We found the place so crowded that it was almost impossible to obtain even the roughest accommodation; the hotels were full, the stores were full, every shanty dignified by the name of a dwelling was crammed, men “pigging it” four and six in tiny rooms meant for a single occupant, and food, and above all water, at famine prices.
So great had been the rush, for a time, that the police had been quite unable to cope with it, and when I came to see more of the motley crowd of “fortune seekers” that had invaded the place, I easily forgave the irascibility of the stout, overfed and overheated German officials who had had to deal with them all. What a lot they were!

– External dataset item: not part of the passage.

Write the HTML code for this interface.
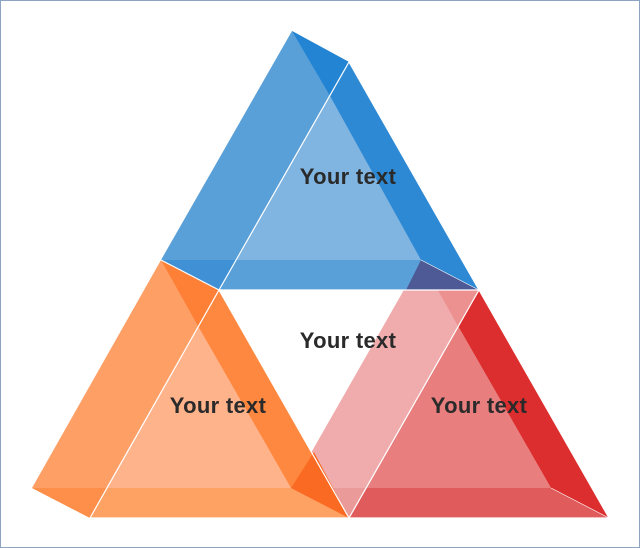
<!DOCTYPE html>
<html><head><meta charset="utf-8"><style>
html,body{margin:0;padding:0;background:#fff}
svg{display:block}
text{font-family:"Liberation Sans",sans-serif;font-weight:bold;font-size:22px;letter-spacing:0.3px;fill:#2a2a2a;text-anchor:middle}
</style></head><body>
<svg width="640" height="548" viewBox="0 0 640 548" xmlns="http://www.w3.org/2000/svg">
<rect x="0.5" y="0.5" width="639" height="547" fill="#fff" stroke="#8ea3c2"/>
<!-- RED -->
<polygon points="421,260 479,290 609,518 349,518 291,488" fill="#f0acac"/>
<polygon points="458,326 479,290 609,518 551,488" fill="#dc2e2e"/>
<polygon points="421,260 479,290 458,326" fill="#ec9090"/>
<polygon points="458,326 551,488 366,488" fill="#e97e7e"/>
<polygon points="349,518 609,518 551,488 366,488" fill="#e05b5b"/>
<polygon points="366,488 291,488 349,518" fill="#eb9a9a"/>
<polygon points="479,290 609,518 349,518" fill="none" stroke="#fff" stroke-width="1.2"/>
<line x1="551" y1="488" x2="609" y2="518" stroke="#fff" stroke-width="0.6"/>
<!-- ORANGE -->
<polygon points="161,260 219,290 349,518 90,518 32,488" fill="#fe9f66"/>
<polygon points="198,326 219,290 349,518 291,488" fill="#fe8840"/>
<polygon points="161,260 219,290 198,326" fill="#fe7f36"/>
<polygon points="198,326 291,488 106,488" fill="#feb38a"/>
<polygon points="90,518 349,518 291,488 106,488" fill="#fea264"/>
<polygon points="32,488 90,518 106,488" fill="#fe8f4a"/>
<polygon points="314,452 349,518 291,488" fill="#fb6a22"/>
<polygon points="219,290 349,518 90,518" fill="none" stroke="#fff" stroke-width="1.2"/>
<!-- BLUE -->
<polygon points="292,31 349,62 479,290 219,290 161,260" fill="#5aa0d8"/>
<polygon points="330,96 349,62 479,290 421,260" fill="#2e89d4"/>
<polygon points="292,31 349,62 330,96" fill="#2284d2"/>
<polygon points="330,96 421,260 237,260" fill="#80b5e2"/>
<polygon points="161,260 237,260 219,290" fill="#3f90d4"/>
<polygon points="421,260 479,290 406,290" fill="#4e5a95"/>
<polygon points="349,62 479,290 219,290" fill="none" stroke="#fff" stroke-width="1.2"/>
<line x1="161" y1="260" x2="219" y2="290" stroke="#fff" stroke-width="1.2"/>
<line x1="421" y1="260" x2="479" y2="290" stroke="#fff" stroke-width="0.6"/>
<text x="348" y="184">Your text</text>
<text x="348" y="348">Your text</text>
<text x="218" y="413">Your text</text>
<text x="479" y="413">Your text</text>
</svg>
</body></html>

Only a small minority were genuine prospectors, engineers, or mining-men with a legitimate interest in the diamond discoveries; the majority were shady “company promoters,” bucket-shop experts, warned-off bookmakers and betting-men (“brokers” they usually styled themselves), and sharpers of all sorts, on the lookout for prey in the shape of lucky diggers or discoverers. Then, too, there were a number of self-styled “prospectors,” runaway ships’ cooks, stewards, stokers, and seamen, the bulk of whom had never seen a rough diamond in their lives, and of course a modicum of genuine men of past experience—principally ex-“river-diggers”—men whose small capital was running away like water for bare necessities in this miserable dust-hole of creation.